■ STATED PROBLEM ■
Extract from the entries below, exactly as given, only the lines from the line containing "Output the Python" to the line containing "gene = 'Potri.003G097700'", both lines included.

■ DATA EXTRACT ■
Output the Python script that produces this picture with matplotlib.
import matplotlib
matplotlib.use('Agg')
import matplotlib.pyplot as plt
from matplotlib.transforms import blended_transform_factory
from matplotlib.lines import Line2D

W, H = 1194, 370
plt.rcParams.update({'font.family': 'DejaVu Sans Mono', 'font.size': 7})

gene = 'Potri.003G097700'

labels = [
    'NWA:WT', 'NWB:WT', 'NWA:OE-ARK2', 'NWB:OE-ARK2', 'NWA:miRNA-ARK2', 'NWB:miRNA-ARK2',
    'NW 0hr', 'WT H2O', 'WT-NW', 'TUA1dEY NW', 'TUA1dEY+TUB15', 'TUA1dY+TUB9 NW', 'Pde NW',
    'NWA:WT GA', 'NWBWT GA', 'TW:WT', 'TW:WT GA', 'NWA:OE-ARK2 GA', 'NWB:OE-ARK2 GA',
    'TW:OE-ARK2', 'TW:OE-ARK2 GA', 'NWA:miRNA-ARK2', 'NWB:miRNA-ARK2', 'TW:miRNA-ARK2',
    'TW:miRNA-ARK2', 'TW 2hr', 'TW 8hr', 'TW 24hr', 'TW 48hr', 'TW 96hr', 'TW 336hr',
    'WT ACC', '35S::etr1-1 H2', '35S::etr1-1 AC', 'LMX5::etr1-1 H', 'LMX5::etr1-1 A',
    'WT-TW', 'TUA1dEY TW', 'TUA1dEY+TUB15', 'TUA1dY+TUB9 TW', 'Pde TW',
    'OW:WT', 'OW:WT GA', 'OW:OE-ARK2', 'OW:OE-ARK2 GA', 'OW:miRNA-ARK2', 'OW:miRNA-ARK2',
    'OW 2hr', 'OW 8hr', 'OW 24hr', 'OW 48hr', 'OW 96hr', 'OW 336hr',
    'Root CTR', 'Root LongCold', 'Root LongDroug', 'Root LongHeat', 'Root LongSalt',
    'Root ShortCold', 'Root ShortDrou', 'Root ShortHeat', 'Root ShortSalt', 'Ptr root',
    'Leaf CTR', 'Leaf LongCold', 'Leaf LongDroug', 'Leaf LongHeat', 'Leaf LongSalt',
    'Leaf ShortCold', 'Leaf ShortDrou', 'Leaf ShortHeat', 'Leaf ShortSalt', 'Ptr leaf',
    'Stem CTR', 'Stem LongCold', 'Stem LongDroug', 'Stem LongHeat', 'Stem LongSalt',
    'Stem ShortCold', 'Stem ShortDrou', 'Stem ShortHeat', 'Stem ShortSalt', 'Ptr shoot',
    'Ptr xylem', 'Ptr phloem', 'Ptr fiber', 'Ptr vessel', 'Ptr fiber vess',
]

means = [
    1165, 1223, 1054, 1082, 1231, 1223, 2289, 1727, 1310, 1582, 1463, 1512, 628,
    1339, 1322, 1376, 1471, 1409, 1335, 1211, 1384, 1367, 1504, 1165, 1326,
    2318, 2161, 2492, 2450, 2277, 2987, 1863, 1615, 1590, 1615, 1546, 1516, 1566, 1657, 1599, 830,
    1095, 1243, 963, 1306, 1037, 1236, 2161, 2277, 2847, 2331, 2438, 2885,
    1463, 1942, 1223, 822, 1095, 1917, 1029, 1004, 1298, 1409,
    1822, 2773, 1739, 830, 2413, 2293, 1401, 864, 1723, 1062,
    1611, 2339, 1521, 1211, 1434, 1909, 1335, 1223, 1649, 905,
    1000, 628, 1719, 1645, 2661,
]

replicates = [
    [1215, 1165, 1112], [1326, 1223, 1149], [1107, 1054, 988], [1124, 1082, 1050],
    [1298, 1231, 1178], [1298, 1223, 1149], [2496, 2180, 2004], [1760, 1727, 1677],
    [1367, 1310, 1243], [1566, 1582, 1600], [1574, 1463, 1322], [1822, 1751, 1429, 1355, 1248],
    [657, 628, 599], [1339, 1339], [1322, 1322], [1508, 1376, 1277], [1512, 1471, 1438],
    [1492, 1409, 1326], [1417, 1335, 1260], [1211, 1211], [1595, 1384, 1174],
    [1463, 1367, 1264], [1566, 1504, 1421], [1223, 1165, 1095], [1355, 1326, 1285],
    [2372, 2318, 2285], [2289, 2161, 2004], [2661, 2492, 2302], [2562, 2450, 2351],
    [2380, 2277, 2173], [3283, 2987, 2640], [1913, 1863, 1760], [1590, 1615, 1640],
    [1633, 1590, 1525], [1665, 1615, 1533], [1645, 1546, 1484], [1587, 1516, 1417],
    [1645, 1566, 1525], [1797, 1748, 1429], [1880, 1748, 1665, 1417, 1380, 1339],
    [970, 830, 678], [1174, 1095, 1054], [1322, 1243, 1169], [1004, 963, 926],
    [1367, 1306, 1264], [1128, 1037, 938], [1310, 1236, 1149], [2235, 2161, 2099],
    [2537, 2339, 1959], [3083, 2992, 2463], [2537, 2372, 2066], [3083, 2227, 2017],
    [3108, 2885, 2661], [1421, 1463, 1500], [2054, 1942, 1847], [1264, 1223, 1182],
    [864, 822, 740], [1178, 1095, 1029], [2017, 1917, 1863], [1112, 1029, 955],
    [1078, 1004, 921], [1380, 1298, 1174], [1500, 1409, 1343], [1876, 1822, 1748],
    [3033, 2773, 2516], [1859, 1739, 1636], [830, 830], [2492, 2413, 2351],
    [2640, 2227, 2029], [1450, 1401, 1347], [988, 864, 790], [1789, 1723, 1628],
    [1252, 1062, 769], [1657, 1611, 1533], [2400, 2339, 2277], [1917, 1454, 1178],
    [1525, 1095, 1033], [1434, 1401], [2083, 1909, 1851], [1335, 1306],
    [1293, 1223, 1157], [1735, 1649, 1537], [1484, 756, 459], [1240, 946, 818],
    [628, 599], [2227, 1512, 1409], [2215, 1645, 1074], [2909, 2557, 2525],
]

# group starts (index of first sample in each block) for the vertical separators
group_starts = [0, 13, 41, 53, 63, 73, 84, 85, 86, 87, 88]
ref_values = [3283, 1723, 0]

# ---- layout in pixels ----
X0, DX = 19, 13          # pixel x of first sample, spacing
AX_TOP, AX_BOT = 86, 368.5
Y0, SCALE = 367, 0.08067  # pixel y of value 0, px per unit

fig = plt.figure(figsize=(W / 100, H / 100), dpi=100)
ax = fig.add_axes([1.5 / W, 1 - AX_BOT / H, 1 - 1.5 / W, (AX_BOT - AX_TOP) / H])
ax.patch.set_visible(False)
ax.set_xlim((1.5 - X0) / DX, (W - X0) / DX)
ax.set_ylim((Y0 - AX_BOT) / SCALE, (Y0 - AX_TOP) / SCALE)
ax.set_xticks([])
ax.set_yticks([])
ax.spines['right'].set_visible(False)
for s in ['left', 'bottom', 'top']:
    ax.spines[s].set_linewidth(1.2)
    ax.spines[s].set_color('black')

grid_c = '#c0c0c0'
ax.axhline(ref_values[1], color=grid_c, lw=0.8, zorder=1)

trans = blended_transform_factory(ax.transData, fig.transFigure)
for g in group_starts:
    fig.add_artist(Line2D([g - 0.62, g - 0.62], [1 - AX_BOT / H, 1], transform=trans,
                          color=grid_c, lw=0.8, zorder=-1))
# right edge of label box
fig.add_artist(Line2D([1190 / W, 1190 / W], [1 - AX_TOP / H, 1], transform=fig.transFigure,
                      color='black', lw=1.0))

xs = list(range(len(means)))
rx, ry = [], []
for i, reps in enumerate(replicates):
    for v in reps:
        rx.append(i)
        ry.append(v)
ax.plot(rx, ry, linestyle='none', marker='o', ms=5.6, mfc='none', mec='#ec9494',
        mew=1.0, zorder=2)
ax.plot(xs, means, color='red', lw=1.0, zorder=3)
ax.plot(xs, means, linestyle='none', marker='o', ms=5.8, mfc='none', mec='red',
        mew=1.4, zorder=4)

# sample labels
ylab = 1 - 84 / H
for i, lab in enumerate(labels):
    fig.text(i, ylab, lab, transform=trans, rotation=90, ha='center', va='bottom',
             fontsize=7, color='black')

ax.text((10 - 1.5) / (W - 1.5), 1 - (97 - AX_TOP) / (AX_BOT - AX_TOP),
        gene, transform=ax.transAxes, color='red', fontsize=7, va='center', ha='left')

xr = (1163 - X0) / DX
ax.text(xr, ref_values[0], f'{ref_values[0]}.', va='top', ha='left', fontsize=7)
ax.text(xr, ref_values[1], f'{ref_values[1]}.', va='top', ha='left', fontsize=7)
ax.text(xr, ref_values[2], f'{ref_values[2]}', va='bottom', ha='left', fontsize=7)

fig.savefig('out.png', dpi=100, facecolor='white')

...

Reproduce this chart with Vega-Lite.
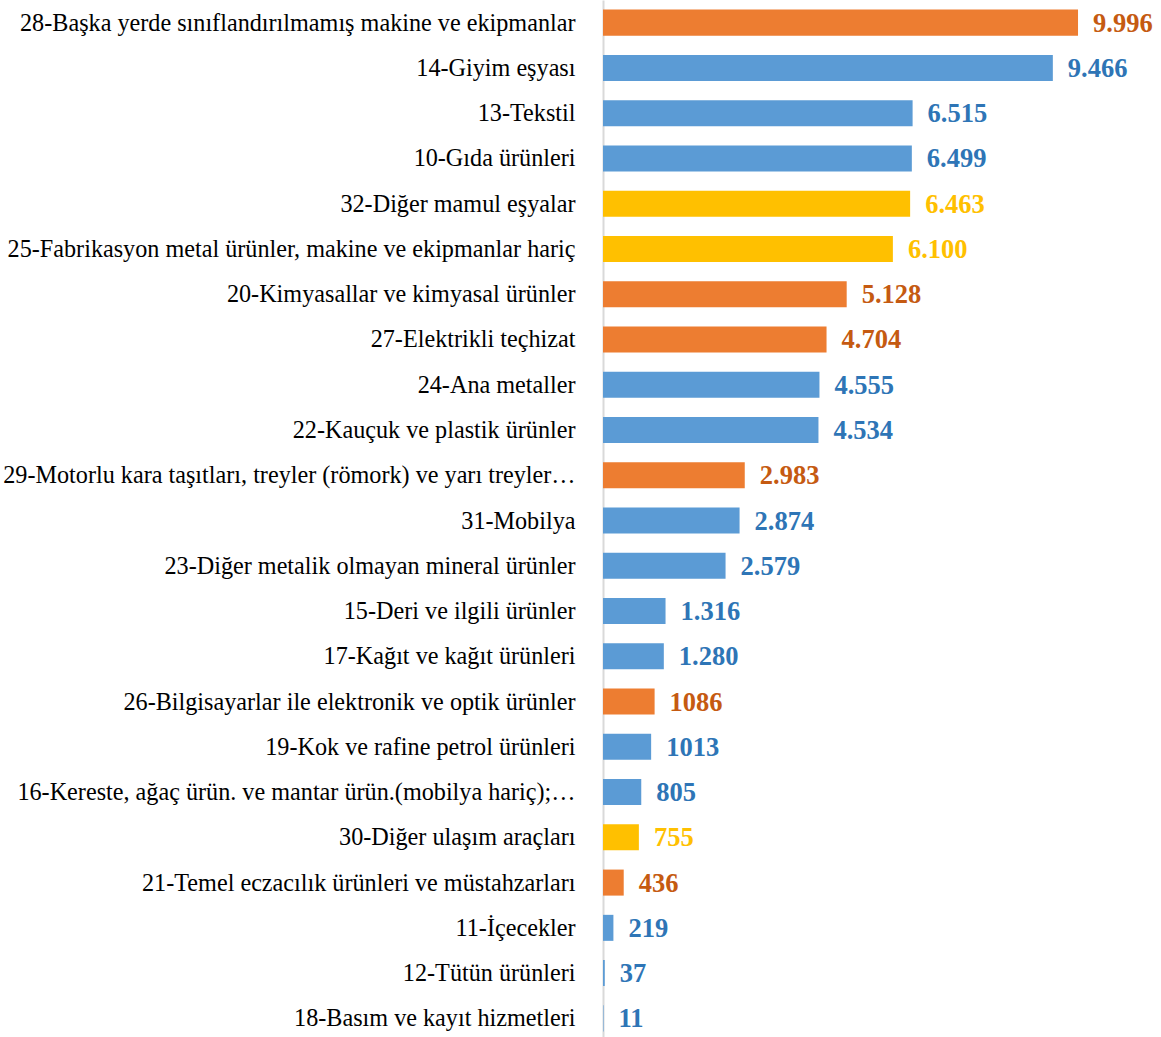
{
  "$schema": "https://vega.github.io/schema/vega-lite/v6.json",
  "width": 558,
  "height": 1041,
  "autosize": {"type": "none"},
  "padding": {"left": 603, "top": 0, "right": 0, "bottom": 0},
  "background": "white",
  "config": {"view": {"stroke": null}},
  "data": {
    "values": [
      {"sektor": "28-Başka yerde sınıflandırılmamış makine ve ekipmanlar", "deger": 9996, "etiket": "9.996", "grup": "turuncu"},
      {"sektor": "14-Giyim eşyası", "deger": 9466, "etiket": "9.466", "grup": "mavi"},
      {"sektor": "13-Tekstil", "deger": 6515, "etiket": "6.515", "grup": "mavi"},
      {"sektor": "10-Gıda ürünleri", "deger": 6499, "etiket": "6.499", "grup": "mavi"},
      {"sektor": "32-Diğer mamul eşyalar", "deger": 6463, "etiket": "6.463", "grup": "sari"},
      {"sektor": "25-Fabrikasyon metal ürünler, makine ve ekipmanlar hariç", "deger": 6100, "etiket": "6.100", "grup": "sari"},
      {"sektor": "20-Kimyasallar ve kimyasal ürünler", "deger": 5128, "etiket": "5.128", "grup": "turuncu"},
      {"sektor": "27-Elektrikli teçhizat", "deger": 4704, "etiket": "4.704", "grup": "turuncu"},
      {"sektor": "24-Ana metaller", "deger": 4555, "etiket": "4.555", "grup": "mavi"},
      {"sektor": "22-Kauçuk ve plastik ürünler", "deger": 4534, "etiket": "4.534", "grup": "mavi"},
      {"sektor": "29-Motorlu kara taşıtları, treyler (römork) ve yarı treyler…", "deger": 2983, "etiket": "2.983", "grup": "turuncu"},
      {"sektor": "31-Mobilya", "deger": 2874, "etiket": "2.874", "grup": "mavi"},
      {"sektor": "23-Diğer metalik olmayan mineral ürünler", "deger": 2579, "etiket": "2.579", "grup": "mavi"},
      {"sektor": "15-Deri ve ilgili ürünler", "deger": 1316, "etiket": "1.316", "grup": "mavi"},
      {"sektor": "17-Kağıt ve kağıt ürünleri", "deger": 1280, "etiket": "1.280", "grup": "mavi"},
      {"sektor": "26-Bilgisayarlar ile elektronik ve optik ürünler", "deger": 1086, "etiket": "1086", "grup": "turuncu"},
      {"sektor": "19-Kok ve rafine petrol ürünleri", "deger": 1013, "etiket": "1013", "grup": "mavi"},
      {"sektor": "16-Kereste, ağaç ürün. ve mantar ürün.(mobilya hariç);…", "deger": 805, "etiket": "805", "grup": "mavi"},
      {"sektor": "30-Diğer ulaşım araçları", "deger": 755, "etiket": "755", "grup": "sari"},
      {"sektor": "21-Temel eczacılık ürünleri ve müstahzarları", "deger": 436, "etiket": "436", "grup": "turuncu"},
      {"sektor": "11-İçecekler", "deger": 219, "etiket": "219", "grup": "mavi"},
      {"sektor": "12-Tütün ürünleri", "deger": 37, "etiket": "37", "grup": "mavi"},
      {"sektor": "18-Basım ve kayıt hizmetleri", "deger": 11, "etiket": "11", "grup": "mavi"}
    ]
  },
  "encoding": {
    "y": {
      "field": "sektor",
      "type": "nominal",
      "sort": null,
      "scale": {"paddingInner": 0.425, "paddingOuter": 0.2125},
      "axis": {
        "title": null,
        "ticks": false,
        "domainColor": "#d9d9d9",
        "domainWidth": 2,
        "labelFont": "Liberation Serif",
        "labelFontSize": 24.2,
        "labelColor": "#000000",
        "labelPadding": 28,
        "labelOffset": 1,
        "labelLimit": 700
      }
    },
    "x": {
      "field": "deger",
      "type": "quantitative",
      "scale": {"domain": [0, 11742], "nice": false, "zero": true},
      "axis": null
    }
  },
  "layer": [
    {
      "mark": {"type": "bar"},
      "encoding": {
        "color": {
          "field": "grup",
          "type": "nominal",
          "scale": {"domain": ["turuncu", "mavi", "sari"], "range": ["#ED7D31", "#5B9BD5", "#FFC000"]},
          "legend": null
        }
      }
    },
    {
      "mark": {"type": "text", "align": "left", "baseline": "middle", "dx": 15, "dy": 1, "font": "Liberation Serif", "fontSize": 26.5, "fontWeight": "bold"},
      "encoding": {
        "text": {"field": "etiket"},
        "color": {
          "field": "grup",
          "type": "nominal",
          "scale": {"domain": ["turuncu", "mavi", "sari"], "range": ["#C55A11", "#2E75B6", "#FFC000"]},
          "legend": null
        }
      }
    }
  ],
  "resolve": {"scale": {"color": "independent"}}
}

■ SOLUTION FOR THIS TASK ■
Output the Python script that produces this picture with matplotlib.
import matplotlib
matplotlib.use('Agg')
import matplotlib.pyplot as plt
from matplotlib.transforms import blended_transform_factory
from matplotlib.lines import Line2D

W, H = 1194, 370
plt.rcParams.update({'font.family': 'DejaVu Sans Mono', 'font.size': 7})

gene = 'Potri.003G097700'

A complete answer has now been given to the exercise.